Third Salisbury suspect wanted for poison attack in Bulgaria
BULGARIA has opened an investigation following reports that a third suspect in the Salisbury attack was also involved in a 2015 poisoning in the Balkan nation.
Tsvetan Tsvetanov, a senior official in the ruling GERB party, said intelligence officers would present their evi- dence on the topic on Thursday at a parliamentary security committee.
“I am certain that the necessary coordination has already been set up between the Bulgarian, British and European authorities on the case and they are working actively on it,” Mr Tsvetanov said.
It comes after Bellingcat, an investigative group, reported an alleged Russian military intelligence agent arrived in Bulgaria in April 2015, a few days before Emilian Gebrev, a Bulgarian businessman, was poisoned by an unidentified substance.
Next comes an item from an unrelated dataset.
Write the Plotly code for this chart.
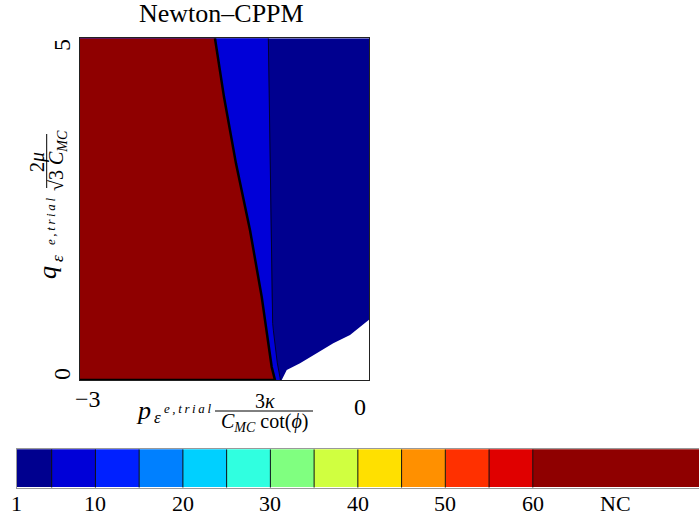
import plotly.graph_objects as go

W, H = 699, 518

# Iteration-count regions in the (p, q) trial-stress plane.
# NC / ~10-iteration boundary (top to bottom)
q_red = [5.0, 4.14, 3.17, 2.19, 1.22, 0.19, 0.0]
p_red = [-1.599, -1.505, -1.381, -1.235, -1.114, -1.010, -0.976]

# ~10-iteration / 1-iteration boundary (top to bottom)
q_blue = [5.0, 3.17, 1.22, 0.83, 0.73, 0.25, 0.04, 0.0]
p_blue = [-1.045, -1.028, -1.010, -1.000, -0.993, -0.952, -0.924, -0.920]

# edge of the region without samples (bottom right)
p_nodata = [-0.906, -0.854, -0.716, -0.543, -0.371, -0.197, -0.007, 0.0]
q_nodata = [0.0, 0.146, 0.244, 0.390, 0.536, 0.658, 0.867, 0.88]

# iteration-count legend
cbar_edges = [1, 5, 10, 15, 20, 25, 30, 35, 40, 45, 50, 55, 60, 79]
cbar_colors = ["#00008f", "#0000d8", "#0020ff", "#0080ff", "#00d0ff",
               "#30ffe0", "#80ff80", "#d0ff40", "#ffe000", "#ff9000",
               "#ff3000", "#e00000", "#8f0000"]
cbar_tickvals = [1, 10, 20, 30, 40, 50, 60, 69.5]
cbar_ticktext = ["1", "10", "20", "30", "40", "50", "60", "NC"]

FONT = "Liberation Serif"
THIN = "\u2009"


def px(x):
    return x / W


def py(y):
    return 1 - y / H


fig = go.Figure()

# 1-iteration region (everything except the no-data corner)
fig.add_trace(go.Scatter(
    x=[-3] + p_nodata + [0, -3], y=[0] + q_nodata + [5, 5],
    fill="toself", fillcolor=cbar_colors[0], mode="lines",
    line=dict(width=0), hoverinfo="skip", showlegend=False))

# ~10-iteration band
fig.add_trace(go.Scatter(
    x=[-3] + p_blue[::-1] + [-3], y=[0] + q_blue[::-1] + [5],
    fill="toself", fillcolor=cbar_colors[1], mode="lines",
    line=dict(width=0), hoverinfo="skip", showlegend=False))
fig.add_trace(go.Scatter(
    x=p_blue, y=q_blue, mode="lines",
    line=dict(width=1, color="#000030"), hoverinfo="skip", showlegend=False))

# non-converged region
fig.add_trace(go.Scatter(
    x=[-3] + p_red[::-1] + [-3], y=[0] + q_red[::-1] + [5],
    fill="toself", fillcolor=cbar_colors[-1], mode="lines",
    line=dict(width=0), hoverinfo="skip", showlegend=False))
fig.add_trace(go.Scatter(
    x=[-3] + p_red[::-1], y=[0] + q_red[::-1], mode="lines",
    line=dict(width=2.5, color="black"), hoverinfo="skip", showlegend=False))

# legend strip
lefts = cbar_edges[:-1]
widths = [b - a for a, b in zip(cbar_edges[:-1], cbar_edges[1:])]
fig.add_trace(go.Bar(
    orientation="h", y=[0] * len(widths), x=widths, base=lefts, width=1,
    marker=dict(color=cbar_colors, line=dict(width=0)),
    xaxis="x2", yaxis="y2", hoverinfo="skip", showlegend=False))
div_x, div_y = [], []
for e in cbar_edges[1:-1]:
    div_x += [e, e, None]
    div_y += [-0.5, 0.5, None]
fig.add_trace(go.Scatter(
    x=div_x, y=div_y, mode="lines", line=dict(width=1, color="#111"),
    xaxis="x2", yaxis="y2", hoverinfo="skip", showlegend=False))

axis_common = dict(showgrid=False, zeroline=False, ticks="", fixedrange=True,
                   automargin=False, showticklabels=False, showline=True,
                   mirror=True, linewidth=1)

fig.update_layout(
    width=W, height=H, autosize=False,
    margin=dict(l=0, r=0, t=0, b=0, pad=0, autoexpand=False),
    paper_bgcolor="white", plot_bgcolor="white", showlegend=False,
    font=dict(family=FONT, color="black"),
    xaxis=dict(domain=[px(80), px(369)], range=[-3, 0], linecolor="#222",
               **axis_common),
    yaxis=dict(domain=[py(380), py(38.3)], range=[0, 5], linecolor="#222",
               **axis_common),
    xaxis2=dict(domain=[px(16.7), 1], range=[cbar_edges[0], cbar_edges[-1]],
                anchor="y2", linecolor="#999", **axis_common),
    yaxis2=dict(domain=[py(487.7), py(449.3)], range=[-0.5, 0.5],
                anchor="x2", linecolor="#999", **axis_common),
    bargap=0,
)


def note(text, x, y, size, angle=0):
    fig.add_annotation(text=text, x=px(x), y=py(y), xref="paper",
                       yref="paper", showarrow=False, textangle=angle,
                       xanchor="center", yanchor="middle",
                       font=dict(size=size, family=FONT, color="black"))


# legend strip labels, placed on the strip's own value axis
for v, t in zip(cbar_tickvals, cbar_ticktext):
    fig.add_annotation(text=t, x=v, xref="x2", y=py(503), yref="paper",
                       showarrow=False, xanchor="center", yanchor="middle",
                       font=dict(size=22, family=FONT, color="black"))

note("Newton–CPPM", 221, 14, 26)

# axis end labels
note("5", 62, 45, 24, -90)
note("0", 62, 374, 24, -90)
note("−3", 88, 399, 24)
note("0", 360, 407, 24)

# x label: symbol with stacked subscripts, then a fraction
note("<i>p</i>", 143, 410, 26)
note("<i>ε</i>", 157, 417, 17)
note("<i>" + THIN.join("e,trial") + "</i>", 187, 408, 13)
note("3<i>κ</i>", 265, 401, 20)
note("<i>C</i><sub><i>MC</i></sub> cot(<i>ϕ</i>)", 264, 422, 20)
fig.add_shape(type="line", xref="paper", yref="paper",
              x0=px(215), x1=px(313), y0=py(411), y1=py(411),
              line=dict(color="black", width=1))

# y label: same construction, rotated
note("<i>q</i>", 47, 273, 26, -90)
note("<i>ε</i>", 57, 259, 17, -90)
note("<i>" + THIN.join("e,trial") + "</i>", 50, 222, 13, -90)
note("2<i>μ</i>", 37, 162, 20, -90)
note("√3 <i>C</i><sub><i>MC</i></sub>", 58, 161, 20, -90)
fig.add_shape(type="line", xref="paper", yref="paper",
              x0=px(46.7), x1=px(46.7), y0=py(134), y1=py(188),
              line=dict(color="black", width=1))

fig.write_html("out.html")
Mr Gebrev, an arms industry executive, survived but authorities still do not know who poisoned him.
Bellingcat said on its website that the 45-year-old Russian agent travelled under the alias Sergei Vyacheslavovich Fedotov and had been “conclusively identified as an agent of Russian military intelligence” for Moscow’s GRU agency. Bellingcat said Fedotov also was suspected of being involved in the Novichok nerve-agent poisoning of Sergei Skripal, the former Russian spy, and his daughter, Yulia, in the English city of Salisbury. He arrived in Britain two days before the March 2018 attack.
Both Skripals survived after weeks in the hospital and after their release were taken to an undisclosed location for their safety.
British officials blamed the attack on the GRU and have charged two Russian suspects. The men travelled under the names Alexander Petrov and Ruslan Boshirov. Russian authorities denied involvement and Moscow refused to extradite them to Britain.
Britain’s Metropolitan Police said its investigation team “continues to pursue a number of lines of inquiry, including identifying any other suspects who may have been involved in carrying out or planning the attack”.
“We are not prepared to discuss further details of what remains an ongoing investigation,” the Met said in a statement.
The Skripal poisonings set off a wave of recriminations between Britain and Moscow, prompting the expulsion of dozens of diplomats from Russia, the UK and countries that are Britain’s allies.